### Task prompt
From the listing below, pull out all lines with "this" in them.

### Exercise material
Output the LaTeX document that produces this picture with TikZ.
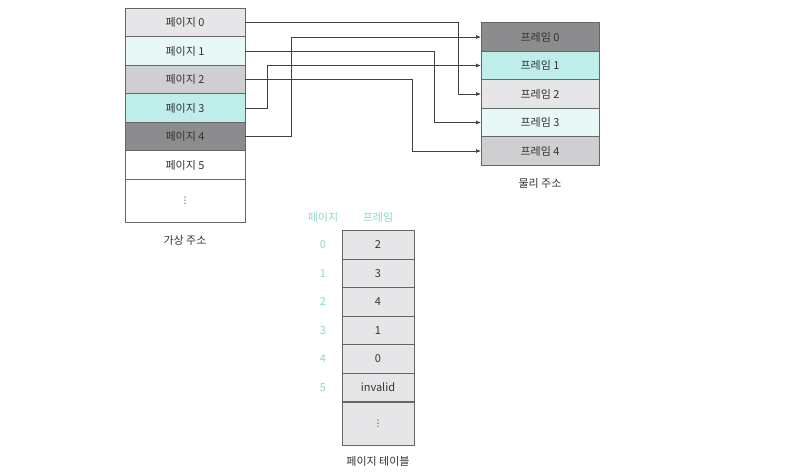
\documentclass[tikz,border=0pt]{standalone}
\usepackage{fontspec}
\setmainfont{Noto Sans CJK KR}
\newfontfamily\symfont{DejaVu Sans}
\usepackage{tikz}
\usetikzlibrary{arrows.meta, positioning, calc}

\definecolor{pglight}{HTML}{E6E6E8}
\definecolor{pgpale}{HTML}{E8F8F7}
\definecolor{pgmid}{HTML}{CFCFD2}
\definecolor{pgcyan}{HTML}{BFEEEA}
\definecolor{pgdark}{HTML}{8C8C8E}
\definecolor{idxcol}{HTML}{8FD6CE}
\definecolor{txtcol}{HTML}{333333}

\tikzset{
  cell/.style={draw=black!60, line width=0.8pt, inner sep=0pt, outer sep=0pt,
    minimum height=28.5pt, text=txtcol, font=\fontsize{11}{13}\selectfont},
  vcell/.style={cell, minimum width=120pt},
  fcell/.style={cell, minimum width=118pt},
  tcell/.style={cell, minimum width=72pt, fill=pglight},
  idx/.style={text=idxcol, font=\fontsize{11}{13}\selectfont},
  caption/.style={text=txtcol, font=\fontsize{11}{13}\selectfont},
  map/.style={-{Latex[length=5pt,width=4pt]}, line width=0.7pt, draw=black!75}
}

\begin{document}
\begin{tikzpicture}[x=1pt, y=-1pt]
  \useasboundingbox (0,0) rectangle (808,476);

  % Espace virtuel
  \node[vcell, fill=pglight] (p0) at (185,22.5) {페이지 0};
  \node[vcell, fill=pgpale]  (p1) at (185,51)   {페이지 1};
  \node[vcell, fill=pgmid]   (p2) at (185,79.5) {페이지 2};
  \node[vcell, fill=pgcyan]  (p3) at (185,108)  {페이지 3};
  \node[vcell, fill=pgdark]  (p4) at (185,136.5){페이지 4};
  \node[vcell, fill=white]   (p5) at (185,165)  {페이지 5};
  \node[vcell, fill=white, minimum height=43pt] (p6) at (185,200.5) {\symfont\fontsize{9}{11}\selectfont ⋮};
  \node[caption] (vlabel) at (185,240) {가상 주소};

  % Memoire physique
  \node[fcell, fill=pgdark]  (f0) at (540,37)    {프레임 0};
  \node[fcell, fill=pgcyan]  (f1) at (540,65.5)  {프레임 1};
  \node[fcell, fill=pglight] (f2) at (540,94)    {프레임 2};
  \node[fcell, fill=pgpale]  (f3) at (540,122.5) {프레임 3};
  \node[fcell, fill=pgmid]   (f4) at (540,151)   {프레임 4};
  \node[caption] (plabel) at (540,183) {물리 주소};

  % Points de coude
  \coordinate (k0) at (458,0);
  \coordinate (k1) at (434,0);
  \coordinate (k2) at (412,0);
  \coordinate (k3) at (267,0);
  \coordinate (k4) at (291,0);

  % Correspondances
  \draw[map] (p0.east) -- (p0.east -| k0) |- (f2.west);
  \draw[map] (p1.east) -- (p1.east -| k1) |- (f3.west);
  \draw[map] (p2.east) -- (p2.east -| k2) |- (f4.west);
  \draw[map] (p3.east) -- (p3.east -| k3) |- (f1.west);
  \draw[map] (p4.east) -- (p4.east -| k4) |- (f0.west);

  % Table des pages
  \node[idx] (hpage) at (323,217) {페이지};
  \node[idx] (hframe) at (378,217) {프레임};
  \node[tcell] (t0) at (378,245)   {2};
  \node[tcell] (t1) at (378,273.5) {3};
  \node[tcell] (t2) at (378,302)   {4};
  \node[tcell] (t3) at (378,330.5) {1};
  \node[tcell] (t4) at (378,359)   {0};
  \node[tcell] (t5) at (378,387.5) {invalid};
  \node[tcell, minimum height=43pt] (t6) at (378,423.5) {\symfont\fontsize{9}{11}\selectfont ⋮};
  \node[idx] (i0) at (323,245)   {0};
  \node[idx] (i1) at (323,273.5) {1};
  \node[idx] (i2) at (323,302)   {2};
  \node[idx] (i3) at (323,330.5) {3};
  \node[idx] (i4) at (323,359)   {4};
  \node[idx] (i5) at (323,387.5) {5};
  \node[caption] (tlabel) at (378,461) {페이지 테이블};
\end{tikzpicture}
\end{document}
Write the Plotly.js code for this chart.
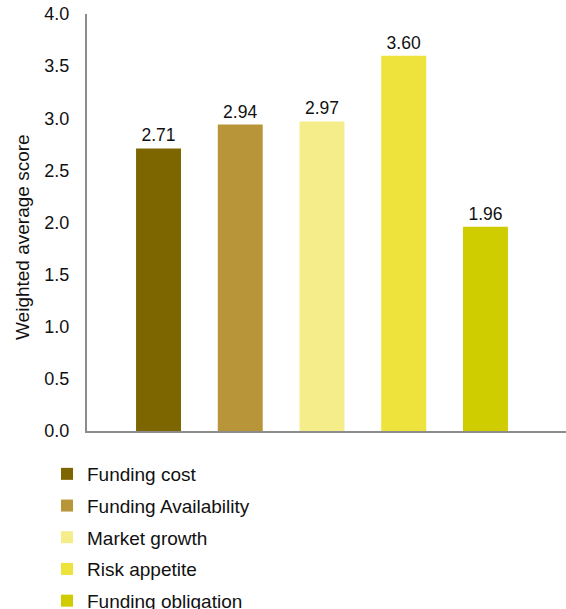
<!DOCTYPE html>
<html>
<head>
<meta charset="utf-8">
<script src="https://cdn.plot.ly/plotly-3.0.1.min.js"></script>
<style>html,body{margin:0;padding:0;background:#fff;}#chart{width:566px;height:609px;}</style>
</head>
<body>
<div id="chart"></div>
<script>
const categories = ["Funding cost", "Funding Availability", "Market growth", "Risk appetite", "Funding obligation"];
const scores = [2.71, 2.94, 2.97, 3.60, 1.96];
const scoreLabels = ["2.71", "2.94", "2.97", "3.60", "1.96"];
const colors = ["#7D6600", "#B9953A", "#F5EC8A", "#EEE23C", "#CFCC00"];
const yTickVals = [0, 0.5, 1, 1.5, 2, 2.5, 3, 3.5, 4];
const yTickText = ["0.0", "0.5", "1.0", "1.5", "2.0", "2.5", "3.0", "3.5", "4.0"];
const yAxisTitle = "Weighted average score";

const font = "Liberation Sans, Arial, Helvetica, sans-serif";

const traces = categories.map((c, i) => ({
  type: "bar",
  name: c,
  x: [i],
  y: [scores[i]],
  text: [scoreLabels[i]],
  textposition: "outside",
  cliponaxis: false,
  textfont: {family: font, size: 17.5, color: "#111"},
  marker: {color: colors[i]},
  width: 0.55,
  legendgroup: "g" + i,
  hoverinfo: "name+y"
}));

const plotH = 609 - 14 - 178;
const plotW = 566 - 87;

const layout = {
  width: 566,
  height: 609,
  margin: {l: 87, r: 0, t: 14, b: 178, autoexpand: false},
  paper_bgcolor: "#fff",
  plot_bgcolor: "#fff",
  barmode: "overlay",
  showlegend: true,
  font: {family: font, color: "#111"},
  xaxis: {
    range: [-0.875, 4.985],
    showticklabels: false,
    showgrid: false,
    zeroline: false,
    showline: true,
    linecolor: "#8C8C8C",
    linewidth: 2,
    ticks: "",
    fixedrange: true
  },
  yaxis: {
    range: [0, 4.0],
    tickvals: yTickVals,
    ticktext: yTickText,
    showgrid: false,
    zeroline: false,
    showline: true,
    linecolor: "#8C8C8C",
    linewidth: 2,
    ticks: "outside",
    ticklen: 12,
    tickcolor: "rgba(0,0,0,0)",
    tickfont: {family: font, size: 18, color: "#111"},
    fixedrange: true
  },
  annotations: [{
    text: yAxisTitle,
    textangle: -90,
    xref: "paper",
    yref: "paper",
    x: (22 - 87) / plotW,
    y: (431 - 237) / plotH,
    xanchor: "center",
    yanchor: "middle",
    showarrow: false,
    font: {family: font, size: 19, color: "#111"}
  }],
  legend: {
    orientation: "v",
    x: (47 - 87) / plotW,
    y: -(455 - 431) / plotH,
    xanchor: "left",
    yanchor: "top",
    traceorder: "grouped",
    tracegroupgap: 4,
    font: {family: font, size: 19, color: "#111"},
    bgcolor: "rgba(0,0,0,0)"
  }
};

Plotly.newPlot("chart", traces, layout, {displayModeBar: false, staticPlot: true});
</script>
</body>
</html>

### Full solution
Output the LaTeX document that produces this picture with TikZ.
Write the Plotly.js code for this chart.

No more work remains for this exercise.